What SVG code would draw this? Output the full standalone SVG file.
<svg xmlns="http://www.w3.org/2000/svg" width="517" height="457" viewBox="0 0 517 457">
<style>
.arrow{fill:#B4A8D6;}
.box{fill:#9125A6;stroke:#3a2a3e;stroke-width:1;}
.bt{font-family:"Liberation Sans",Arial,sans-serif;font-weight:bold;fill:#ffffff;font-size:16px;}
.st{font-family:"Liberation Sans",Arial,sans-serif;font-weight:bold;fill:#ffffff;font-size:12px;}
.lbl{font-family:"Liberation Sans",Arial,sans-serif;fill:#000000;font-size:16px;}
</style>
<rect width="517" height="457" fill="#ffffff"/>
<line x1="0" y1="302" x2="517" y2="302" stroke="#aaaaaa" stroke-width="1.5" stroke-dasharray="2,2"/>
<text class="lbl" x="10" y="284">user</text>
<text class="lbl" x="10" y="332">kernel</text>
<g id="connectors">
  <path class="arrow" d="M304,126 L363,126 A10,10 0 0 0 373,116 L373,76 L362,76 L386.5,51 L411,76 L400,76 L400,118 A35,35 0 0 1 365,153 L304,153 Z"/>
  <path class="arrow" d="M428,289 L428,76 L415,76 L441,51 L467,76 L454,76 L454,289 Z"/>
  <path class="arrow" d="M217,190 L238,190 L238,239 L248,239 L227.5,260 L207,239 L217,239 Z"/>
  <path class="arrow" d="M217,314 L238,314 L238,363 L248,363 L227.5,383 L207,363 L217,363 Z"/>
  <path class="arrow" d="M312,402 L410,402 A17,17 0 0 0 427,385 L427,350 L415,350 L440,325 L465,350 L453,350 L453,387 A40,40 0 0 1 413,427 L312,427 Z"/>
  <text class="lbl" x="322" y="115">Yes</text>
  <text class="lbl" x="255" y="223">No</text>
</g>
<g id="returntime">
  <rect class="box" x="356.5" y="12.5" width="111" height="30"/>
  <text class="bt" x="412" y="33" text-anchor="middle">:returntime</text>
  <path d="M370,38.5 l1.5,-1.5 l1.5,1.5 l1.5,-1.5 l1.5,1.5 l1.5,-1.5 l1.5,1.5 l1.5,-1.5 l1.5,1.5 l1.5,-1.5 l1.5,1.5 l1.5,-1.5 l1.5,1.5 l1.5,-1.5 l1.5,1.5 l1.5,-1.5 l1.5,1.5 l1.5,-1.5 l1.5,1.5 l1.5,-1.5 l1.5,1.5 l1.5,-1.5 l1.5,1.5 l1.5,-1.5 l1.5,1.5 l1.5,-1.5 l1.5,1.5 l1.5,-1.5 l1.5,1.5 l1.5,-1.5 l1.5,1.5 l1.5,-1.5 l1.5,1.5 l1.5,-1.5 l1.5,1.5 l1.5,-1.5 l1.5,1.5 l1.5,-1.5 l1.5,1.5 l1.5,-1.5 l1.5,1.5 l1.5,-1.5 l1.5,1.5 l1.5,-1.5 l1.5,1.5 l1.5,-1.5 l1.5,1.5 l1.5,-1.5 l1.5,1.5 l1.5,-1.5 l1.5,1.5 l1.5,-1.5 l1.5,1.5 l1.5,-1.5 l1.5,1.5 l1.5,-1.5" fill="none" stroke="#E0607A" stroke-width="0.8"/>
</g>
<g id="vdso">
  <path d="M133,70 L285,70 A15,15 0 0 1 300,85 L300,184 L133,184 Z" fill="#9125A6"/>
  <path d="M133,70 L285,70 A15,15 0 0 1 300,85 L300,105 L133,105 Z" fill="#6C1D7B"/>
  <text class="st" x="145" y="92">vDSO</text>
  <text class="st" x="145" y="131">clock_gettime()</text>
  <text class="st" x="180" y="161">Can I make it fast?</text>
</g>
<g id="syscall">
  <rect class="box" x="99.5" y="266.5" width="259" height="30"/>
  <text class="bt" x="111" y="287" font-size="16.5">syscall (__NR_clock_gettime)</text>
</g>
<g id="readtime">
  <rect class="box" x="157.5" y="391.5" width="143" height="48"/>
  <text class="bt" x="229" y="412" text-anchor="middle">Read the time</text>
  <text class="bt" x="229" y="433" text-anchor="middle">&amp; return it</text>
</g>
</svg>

==

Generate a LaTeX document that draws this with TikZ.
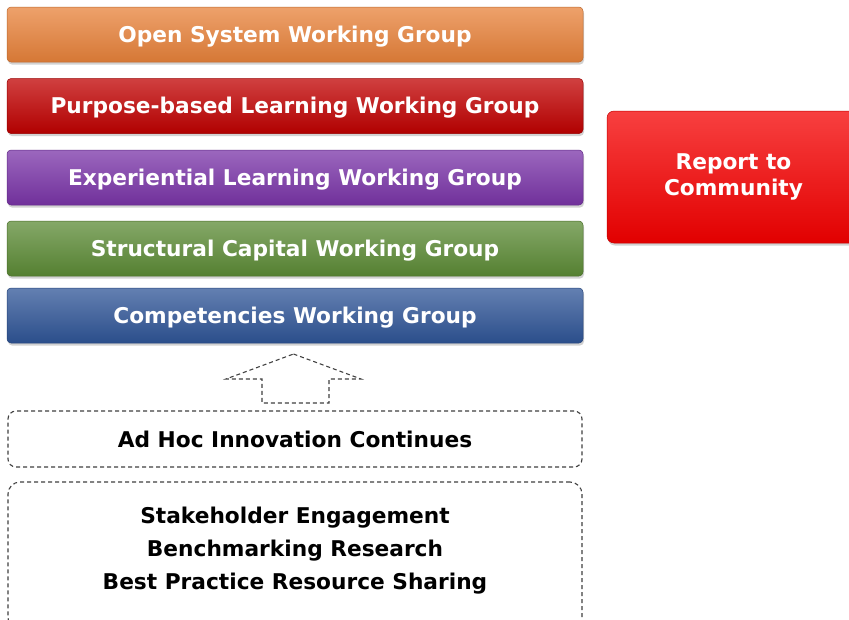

* * *

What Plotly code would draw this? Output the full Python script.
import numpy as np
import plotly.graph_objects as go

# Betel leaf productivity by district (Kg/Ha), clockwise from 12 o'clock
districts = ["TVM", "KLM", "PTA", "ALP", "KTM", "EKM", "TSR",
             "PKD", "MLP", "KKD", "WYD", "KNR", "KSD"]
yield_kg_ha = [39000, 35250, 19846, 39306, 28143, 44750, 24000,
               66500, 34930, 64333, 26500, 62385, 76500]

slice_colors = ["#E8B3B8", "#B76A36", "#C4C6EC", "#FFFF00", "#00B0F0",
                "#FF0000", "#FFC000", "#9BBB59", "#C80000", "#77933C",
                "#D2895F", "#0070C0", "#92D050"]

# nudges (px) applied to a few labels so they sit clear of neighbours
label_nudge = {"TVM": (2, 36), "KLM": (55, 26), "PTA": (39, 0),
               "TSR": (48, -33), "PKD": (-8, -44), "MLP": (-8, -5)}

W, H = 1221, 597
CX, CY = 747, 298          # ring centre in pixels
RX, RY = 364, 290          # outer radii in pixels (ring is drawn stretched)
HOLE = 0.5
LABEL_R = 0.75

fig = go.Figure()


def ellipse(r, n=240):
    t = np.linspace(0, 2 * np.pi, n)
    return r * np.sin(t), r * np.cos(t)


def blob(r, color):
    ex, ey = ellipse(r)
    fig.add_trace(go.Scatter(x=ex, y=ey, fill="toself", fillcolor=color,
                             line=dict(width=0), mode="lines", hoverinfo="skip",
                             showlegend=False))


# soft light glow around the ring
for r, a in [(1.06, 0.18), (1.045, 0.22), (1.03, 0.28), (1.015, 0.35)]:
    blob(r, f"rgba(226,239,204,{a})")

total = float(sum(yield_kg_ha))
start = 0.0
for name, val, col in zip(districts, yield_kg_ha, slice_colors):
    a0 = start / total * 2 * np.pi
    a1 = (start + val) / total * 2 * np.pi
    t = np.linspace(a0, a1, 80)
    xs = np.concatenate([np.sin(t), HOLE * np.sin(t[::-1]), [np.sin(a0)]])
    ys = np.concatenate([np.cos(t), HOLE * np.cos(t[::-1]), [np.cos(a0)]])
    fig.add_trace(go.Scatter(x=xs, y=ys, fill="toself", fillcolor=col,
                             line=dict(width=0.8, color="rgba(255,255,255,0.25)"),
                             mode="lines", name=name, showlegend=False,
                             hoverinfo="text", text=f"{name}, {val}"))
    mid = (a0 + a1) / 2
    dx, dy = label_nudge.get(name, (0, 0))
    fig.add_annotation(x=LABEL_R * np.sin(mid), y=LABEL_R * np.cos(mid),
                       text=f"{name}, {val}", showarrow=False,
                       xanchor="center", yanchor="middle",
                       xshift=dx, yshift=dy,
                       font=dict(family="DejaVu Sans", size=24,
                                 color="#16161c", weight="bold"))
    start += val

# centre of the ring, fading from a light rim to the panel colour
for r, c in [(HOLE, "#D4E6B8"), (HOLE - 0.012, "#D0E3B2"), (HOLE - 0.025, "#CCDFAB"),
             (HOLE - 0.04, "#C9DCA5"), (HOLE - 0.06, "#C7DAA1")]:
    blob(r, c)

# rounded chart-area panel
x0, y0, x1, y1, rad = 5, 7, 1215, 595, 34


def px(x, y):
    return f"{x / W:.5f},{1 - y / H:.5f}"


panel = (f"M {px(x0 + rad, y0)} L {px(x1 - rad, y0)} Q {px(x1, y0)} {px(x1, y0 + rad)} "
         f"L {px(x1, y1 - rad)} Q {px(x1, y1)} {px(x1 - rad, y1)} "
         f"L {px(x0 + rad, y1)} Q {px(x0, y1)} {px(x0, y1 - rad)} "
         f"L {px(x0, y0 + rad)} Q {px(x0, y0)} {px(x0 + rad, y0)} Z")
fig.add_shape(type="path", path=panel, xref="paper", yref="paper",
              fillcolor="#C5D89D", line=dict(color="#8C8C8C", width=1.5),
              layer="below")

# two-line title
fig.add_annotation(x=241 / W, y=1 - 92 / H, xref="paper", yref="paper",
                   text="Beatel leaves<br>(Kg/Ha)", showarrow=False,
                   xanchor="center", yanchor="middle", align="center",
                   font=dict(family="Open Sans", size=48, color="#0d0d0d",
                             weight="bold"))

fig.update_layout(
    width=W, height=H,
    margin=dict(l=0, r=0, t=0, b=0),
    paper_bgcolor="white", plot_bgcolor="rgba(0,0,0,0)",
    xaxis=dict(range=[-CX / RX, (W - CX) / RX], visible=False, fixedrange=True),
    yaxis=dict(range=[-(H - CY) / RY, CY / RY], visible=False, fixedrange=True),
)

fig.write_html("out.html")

Exercise directions: Extract, word for word, every line beginning with the one that holds "What Plotly code" and concluding with the one that holds "import plotly.graph_objects as go". Include both of those lines.

Solution for this exercise:
What Plotly code would draw this? Output the full Python script.
import numpy as np
import plotly.graph_objects as go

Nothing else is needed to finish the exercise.